My World demeure l’album le plus vendu de sa discographie avec plus de 545 000 exemplaires écoulés, certifié disque de diamant par le SNEP (Syndicat national de l’édition phonographique) – bien aidé par une réédition à la tracklist retravaillée sortie trois mois plus tard et contenant d’autres singles qui ont connu de belles réussites commerciales : “Coucou”, “Elle te balade” ainsi que le morceau éponyme évoqué plus haut. Encore plus fort que les deux blockbusters qui vont suivre, Émotions et L’Ovni, qui ne sont “que” triple disque de platine – même s’ils devraient tous les deux devenir disques de diamant prochainement (470 000 ventes pour le premier et 485 000 pour le second).
Pour la première fois sur le trône du rap game tricolore avec My World, toujours son seul album disque de diamant, JuL va prendre goût à cette position de numéro un. Cette habitude va même lui coller à la peau puisque sur ses neuf albums solo sortis depuis – sans compter les albums gratuits –, pas moins de six vont être numéro un en France dès leur sortie.
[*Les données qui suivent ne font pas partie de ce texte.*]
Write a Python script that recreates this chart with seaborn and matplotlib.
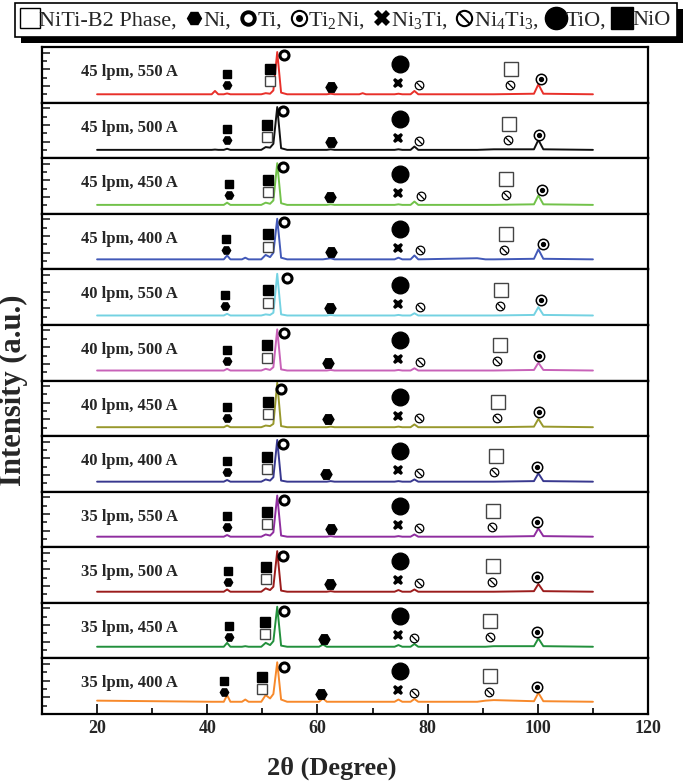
import matplotlib
matplotlib.use('Agg')
import matplotlib.pyplot as plt
from matplotlib.lines import Line2D
from matplotlib.patches import Rectangle
from matplotlib.path import Path
from matplotlib.ticker import MultipleLocator
import seaborn as sns

# sample names, top to bottom
samples = ['45 lpm, 550 A', '45 lpm, 500 A', '45 lpm, 450 A', '45 lpm, 400 A',
           '40 lpm, 550 A', '40 lpm, 500 A', '40 lpm, 450 A', '40 lpm, 400 A',
           '35 lpm, 550 A', '35 lpm, 500 A', '35 lpm, 450 A', '35 lpm, 400 A']
colors = ['#e8302a', '#111111', '#72c24a', '#4259b8', '#74d2e2', '#c862b8',
          '#98982c', '#38388f', '#8f2d9f', '#9b1c1c', '#22903c', '#f7892b']

# 2-theta points (deg) shared by all patterns
two_theta = [20.0, 40.8, 41.4, 42.0, 43.0, 43.6, 44.2, 46.3, 46.9, 47.5,
             49.8, 50.6, 51.4, 52.0, 52.7, 53.4, 54.5, 60.3, 61.0, 61.7,
             62.4, 63.1, 67.6, 68.2, 68.8, 74.0, 74.7, 75.4, 76.9, 77.6,
             78.3, 89.0, 90.5, 92.0, 99.3, 100.1, 101.0, 110.0]

# intensity (panel height = 1)
int_45_550 = [.15, .15, .21, .15, .15, .165, .15, .15, .15, .15, .15, .17, .16, .22, .91, .18, .15, .15, .15, .15,
              .16, .15, .15, .17, .15, .15, .16, .15, .15, .21, .15, .15, .15, .15, .16, .33, .16, .15]
int_45_500 = [.15, .15, .155, .15, .15, .17, .15, .15, .15, .15, .15, .20, .19, .26, .92, .18, .15, .15, .15, .15,
              .16, .15, .15, .15, .15, .15, .16, .15, .15, .21, .15, .15, .155, .16, .16, .33, .16, .15]
int_45_450 = [.16, .16, .16, .16, .16, .20, .16, .16, .16, .16, .16, .20, .18, .24, .91, .19, .16, .16, .16, .16,
              .17, .16, .16, .16, .16, .16, .17, .16, .16, .22, .16, .16, .16, .16, .17, .33, .17, .16]
int_45_400 = [.18, .18, .18, .18, .18, .25, .18, .18, .21, .18, .18, .26, .22, .30, .91, .21, .18, .18, .18, .19,
              .20, .18, .18, .18, .18, .18, .21, .18, .18, .25, .18, .20, .18, .18, .19, .36, .19, .18]
int_40_550 = [.17, .17, .17, .17, .17, .20, .17, .17, .17, .17, .17, .19, .18, .22, .92, .19, .17, .17, .17, .17,
              .18, .17, .17, .17, .17, .17, .18, .17, .17, .21, .17, .17, .17, .17, .18, .32, .18, .17]
int_40_500 = [.18, .18, .18, .18, .18, .21, .18, .18, .18, .18, .18, .21, .19, .24, .92, .20, .18, .18, .18, .18,
              .19, .18, .18, .18, .18, .18, .19, .18, .18, .22, .18, .18, .18, .18, .19, .32, .19, .18]
int_40_450 = [.16, .16, .16, .16, .16, .19, .16, .16, .16, .16, .16, .19, .18, .22, .96, .18, .16, .16, .16, .16,
              .17, .16, .16, .16, .16, .16, .17, .16, .16, .21, .16, .16, .16, .16, .17, .31, .17, .16]
int_40_400 = [.18, .18, .18, .18, .18, .21, .18, .18, .18, .18, .18, .22, .20, .26, .93, .20, .18, .18, .18, .18,
              .19, .18, .18, .18, .18, .18, .19, .18, .18, .22, .18, .18, .18, .18, .19, .33, .19, .18]
int_35_550 = [.19, .19, .19, .19, .19, .22, .19, .19, .19, .19, .19, .23, .21, .27, .93, .21, .19, .19, .19, .19,
              .20, .19, .19, .19, .19, .19, .20, .19, .19, .23, .19, .19, .19, .19, .20, .34, .20, .19]
int_35_500 = [.20, .20, .20, .20, .20, .24, .20, .20, .20, .20, .20, .26, .23, .29, .93, .22, .20, .20, .20, .20,
              .21, .20, .20, .20, .20, .20, .23, .20, .20, .24, .20, .20, .20, .20, .21, .34, .21, .20]
int_35_450 = [.21, .21, .21, .21, .21, .28, .21, .21, .22, .21, .21, .28, .24, .31, .93, .23, .21, .21, .25, .21,
              .21, .21, .21, .21, .21, .21, .24, .21, .21, .26, .21, .21, .21, .22, .22, .36, .22, .21]
int_35_400 = [.24, .22, .22, .22, .22, .34, .22, .22, .26, .22, .22, .34, .28, .36, .93, .26, .22, .22, .28, .22,
              .22, .22, .22, .22, .22, .22, .26, .22, .22, .27, .22, .22, .24, .25, .23, .38, .23, .22]
patterns = [int_45_550, int_45_500, int_45_450, int_45_400, int_40_550, int_40_500,
            int_40_450, int_40_400, int_35_550, int_35_500, int_35_450, int_35_400]
baseline = [.15, .15, .16, .18, .17, .18, .16, .18, .19, .20, .21, .22]

# phase marker positions (2-theta) per panel
pos_nio_43 = [43.6, 43.6, 44.0, 43.4, 43.3, 43.6, 43.6, 43.6, 43.6, 43.8, 44.0, 43.1]
pos_nio_51 = [51.3, 50.9, 51.0, 51.0, 51.1, 50.9, 51.1, 50.9, 50.9, 50.7, 50.4, 50.0]
pos_ti = [54.0, 53.8, 53.8, 53.9, 54.5, 54.0, 53.3, 53.7, 54.0, 53.8, 54.0, 54.0]
pos_ni_62 = [62.5, 62.4, 62.2, 62.5, 62.2, 62.0, 61.9, 61.6, 62.4, 62.2, 61.1, 60.7]
pos_tio = [75.0] * 12
pos_ni3ti = [74.7] * 12
pos_ni4ti3_78 = [78.5, 78.5, 78.8, 78.7, 78.6, 78.6, 78.4, 78.4, 78.5, 78.4, 77.5, 77.5]
pos_b2_95 = [95.2, 94.8, 94.3, 94.2, 93.3, 93.1, 92.8, 92.4, 91.8, 91.8, 91.4, 91.4]
pos_ni4ti3_95 = [94.9, 94.5, 94.2, 93.9, 93.2, 92.6, 92.5, 92.0, 91.6, 91.6, 91.3, 91.1]
pos_ti2ni = [100.5, 100.3, 100.7, 100.9, 100.5, 100.2, 100.2, 99.9, 99.9, 99.8, 99.9, 99.8]

sns.set_theme(style='ticks')
plt.rcParams['font.family'] = ['Liberation Serif', 'DejaVu Serif']
plt.rcParams['mathtext.fontset'] = 'custom'
plt.rcParams['mathtext.rm'] = 'Liberation Serif'
plt.rcParams['mathtext.default'] = 'regular'
plt.rcParams['axes.edgecolor'] = 'black'

slash = Path([(-1, 1), (1, -1)])


def mark(ax, x, y, kind, scale=1.0):
    s = scale
    if kind == 'b2':
        ax.plot(x, y, 's', ms=7.5 * s, mfc='white', mec='#444444', mew=1.0)
    elif kind == 'nio':
        ax.plot(x, y, 's', ms=7.5 * s, color='black')
    elif kind == 'ni':
        ax.plot(x, y, 'H', ms=7.5 * s, color='black')
    elif kind == 'ti':
        ax.plot(x, y, 'o', ms=6.5 * s, mfc='white', mec='black', mew=2.2)
    elif kind == 'ti2ni':
        ax.plot(x, y, 'o', ms=7.5 * s, mfc='white', mec='black', mew=1.1)
        ax.plot(x, y, 'o', ms=2.8 * s, color='black')
    elif kind == 'ni3ti':
        ax.plot(x, y, 'X', ms=7.5 * s, color='black', mew=0)
    elif kind == 'ni4ti3':
        ax.plot(x, y, 'o', ms=6.2 * s, mfc='white', mec='black', mew=0.9)
        ax.plot(x, y, marker=slash, ms=4.4 * s, color='black', mew=0.9)
    elif kind == 'tio':
        ax.plot(x, y, 'o', ms=12 * s, color='black')


fig, axes = plt.subplots(12, 1, figsize=(6.85, 7.84), dpi=100, sharex=True)
fig.subplots_adjust(left=0.0613, right=0.946, top=0.940, bottom=0.0893, hspace=0)

for i, ax in enumerate(axes):
    sns.lineplot(x=two_theta, y=patterns[i], ax=ax, color=colors[i], lw=1.4,
                 estimator=None, sort=False)
    b = baseline[i]
    mark(ax, pos_nio_43[i], b + 0.37, 'nio', 0.75)
    mark(ax, pos_nio_43[i], b + 0.17, 'ni', 0.8)
    mark(ax, pos_nio_51[i], b + 0.45, 'nio')
    mark(ax, pos_nio_51[i], b + 0.23, 'b2')
    mark(ax, pos_ti[i], 0.85, 'ti')
    mark(ax, pos_ni_62[i], b + 0.14, 'ni', 1.05)
    mark(ax, pos_tio[i], b + 0.55, 'tio')
    mark(ax, pos_ni3ti[i], b + 0.21, 'ni3ti')
    mark(ax, pos_ni4ti3_78[i], b + 0.16, 'ni4ti3')
    mark(ax, pos_b2_95[i], b + 0.46, 'b2', 1.4)
    mark(ax, pos_ni4ti3_95[i], b + 0.17, 'ni4ti3')
    mark(ax, pos_ti2ni[i], b + 0.27, 'ti2ni')

    ax.text(17, 0.55, samples[i], fontsize=12, fontweight='bold', va='center', ha='left')

    ax.set_xlim(10, 120)
    ax.set_ylim(0, 1)
    ax.set_ylabel('')
    ax.yaxis.set_major_locator(MultipleLocator(0.3))
    ax.yaxis.set_minor_locator(MultipleLocator(0.15))
    ax.set_yticklabels([])
    ax.tick_params(axis='y', which='major', direction='in', length=6, width=1.2, left=True)
    ax.tick_params(axis='y', which='minor', direction='in', length=3.5, width=1.2, left=True)
    for sp in ax.spines.values():
        sp.set_linewidth(1.6)
        sp.set_visible(True)
    if i < len(axes) - 1:
        ax.tick_params(axis='x', which='both', bottom=False, labelbottom=False)

ax = axes[-1]
ax.xaxis.set_major_locator(MultipleLocator(20))
ax.xaxis.set_minor_locator(MultipleLocator(10))
ax.tick_params(axis='x', which='major', direction='in', length=7, width=1.4, labelsize=13, pad=4)
ax.tick_params(axis='x', which='minor', direction='in', length=4, width=1.4)
for lab in ax.get_xticklabels():
    lab.set_fontweight('bold')
ax.set_xlabel('')
fig.text(0.484, 0.020, '2θ (Degree)', fontsize=19, fontweight='bold', ha='center', va='center')
fig.text(0.019, 0.502, 'Intensity (a.u.)', rotation=90, fontsize=22, fontweight='bold',
         ha='center', va='center')

# legend with black drop shadow
h_b2 = Line2D([], [], ls='none', marker='s', ms=15, mfc='white', mec='black', mew=1)
h_ni = Line2D([], [], ls='none', marker='H', ms=10, color='black')
h_ti = Line2D([], [], ls='none', marker='o', ms=9, mfc='white', mec='black', mew=2.8)
h_ti2ni = (Line2D([], [], ls='none', marker='o', ms=11, mfc='white', mec='black', mew=1.5),
           Line2D([], [], ls='none', marker='o', ms=4, color='black'))
h_ni3ti = Line2D([], [], ls='none', marker='X', ms=11, color='black', mew=0)
h_ni4ti3 = (Line2D([], [], ls='none', marker='o', ms=11, mfc='white', mec='black', mew=1.5),
            Line2D([], [], ls='none', marker=slash, ms=7.8, color='black', mew=1.5))
h_tio = Line2D([], [], ls='none', marker='o', ms=16, color='black')
h_nio = Line2D([], [], ls='none', marker='s', ms=16, color='black')
handles = [h_b2, h_ni, h_ti, h_ti2ni, h_ni3ti, h_ni4ti3, h_tio, h_nio]
labels = ['NiTi-B2 Phase,', 'Ni,', 'Ti,', 'Ti$_2$Ni,', 'Ni$_3$Ti,', 'Ni$_4$Ti$_3$,', 'TiO,', 'NiO']
leg = fig.legend(handles, labels, loc='upper center', bbox_to_anchor=(0.505, 0.996), ncol=8,
                 frameon=True, fancybox=False, edgecolor='black', framealpha=1, fontsize=16,
                 handlelength=0.75, handletextpad=0.05, columnspacing=0.38, borderpad=0.3,
                 borderaxespad=0)
leg.get_frame().set_linewidth(1.2)
fig.canvas.draw()
bb = leg.get_window_extent().transformed(fig.transFigure.inverted())
fig.add_artist(Rectangle((bb.x0 + 6 / 685, bb.y0 - 6 / 784), bb.width, bb.height,
                         transform=fig.transFigure, facecolor='black', edgecolor='none', zorder=4))

fig.savefig('out.png', dpi=100)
De quoi faire de lui en février 2020, à seulement 30 ans, le plus gros vendeur de l’histoire du rap tricolore avec plus de 4 millions d’albums écoulés depuis le début de sa carrière solo en 2013. Une performance qui lui permet de dépasser des légendes comme MC Solaar, Gims ou Booba, et des figures historiques du rap marseillais telles que IAM et Soprano.
My World a permis d’imposer définitivement le style singulier de JuL, et va presque en faire une norme du rap francophone. L’influence de ce disque est énorme. Les morceaux “à la JuL” sont depuis légion, et les artistes inspirés par le succès de Julien Mari, de son vrai nom, ne se comptent plus (coucou Naps). Un exploit – en totale indépendance s’il vous plaît – de la part d’un rappeur toujours décrié, mais au succès unique et qui n’est jamais rentré dans une guerre d’ego qui a flingué plus d’une carrière. Le cœur à Marseille, la tête dans les nuages.